なんだかまったくの別件で話をしていたはずなのに、陰陽師ますじは突然、真面目な顔をして私にこう言った。
「みほじ、年内に行かなきゃいけないところ、あるよね?」
「は?」
「呼ばれてるとこ、あるよね?」
(や、どこからも)という気持ちで首をかしげる私。
「どこだか、わかるでしょ。呼ばれてますよね、あなた」
(や、何も)と、ますます首をかしげる私。
真顔の陰陽師の説得力はそれはそれはすごいものだけど、私は勇気を出してこう言ってみた。
「あたし、何も浮かばない。呼ばれてる感じ、全然しない」
と言いつつも、実はその時一ヶ所だけ心当たりのある神社が浮かんでいた。
【それは思考かインスピレーションか】
しばらく前に、先輩霊能者りえちゃんとますじが、11月中に行くと言っていたあの神社。
ほんの数日前にも「みほじも行こうよ」と、ますじから誘われ瞬殺で断ったあの神社。
名前を言ってはいけないあの人の、アーとか、マーとかつくあの人の、本拠地のあの神社。

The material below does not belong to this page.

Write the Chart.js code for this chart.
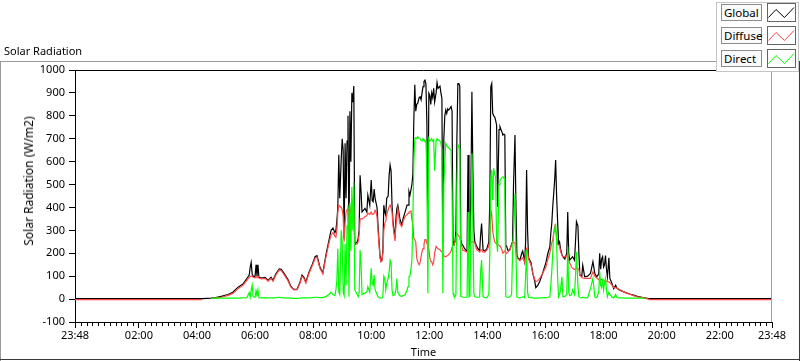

しかし、私の思考はそこからフル回転で、この人たちと一緒に旅に出ないための理由を探し始めた。
なんにも浮かばない(その神社以外には)。
ちらっとよぎったその名前をとりあえず消去消去。
きっと、私がひとりでいくべき神社のはず。
そう、時間的にも金銭的にも神様は私にそんな負荷をかけるはずないから、きっと東京あたりの、車でひょいっといけるようなところだろう。
そもそもメッセージを受け取る意欲そのものが出てこないけども?
やっぱり全く浮かばない(その神社以外には)。
そして最後に、天にこう聞いてみた。
「神様、この人たちと一緒に行く以外で、私が呼ばれている場所はどこですか?」
【リーディングin やきとりセンター】
その日の夕食は、陰陽師ますじの強い希望により、やきとりセンターになった。
ひとしきりおいしい焼き鳥を堪能した後に、また例の話題が持ち上がった。
「そろそろなんか浮かんでこない? 映像とか」
「え~?」
仕方ない、ちゃんとリーディングしてみるか。(←単に、リーディングができないと思われるのが嫌というのが動機)
ふと浮かんだのは、屋根の上に立派な尾をした鶏がとまっている映像だった。
これは……!?
「平等院鳳凰堂かな?」
「は? ちがーう!」やきとりをほおばりながら、陰陽師ますじは鋭く言った。
「神社だよ、神社!」
(もー、なんで? 寺でもいいじゃん! 私お寺好きだし)
と思いつつも、仕切り直してもう一回。
ふと、やきとりセンターの掲示が目に入る。
『55』という数字が印象的なポスターだった。
『55』は私の中ではジーザスの番号なので、なんとなく顔もほころぶ。
そのポスターを眺めながら私は口を開いた。
「ん~……赤い鳥居の上に、鶏が一羽とまっている映像が視えるよ?」
「みほじ……適当なリーディングやめてくれる? そこのポスター見たまんま言ってるでしょ」
ばれたか。
「ごめんごめん。ちゃんと気合入れてやります」
再度仕切り直し。
【ご神託は、選ぶ余地がない】
いつものように、センターに入って……と思ったら(あ、ここやきとりセンターだ)とかくだらない考えが頭をよぎる。
だめだめ、余計なこと考えちゃ。天とつながって~……「神様、私が行くべきところはどこですか?」と真剣に聞いてみた。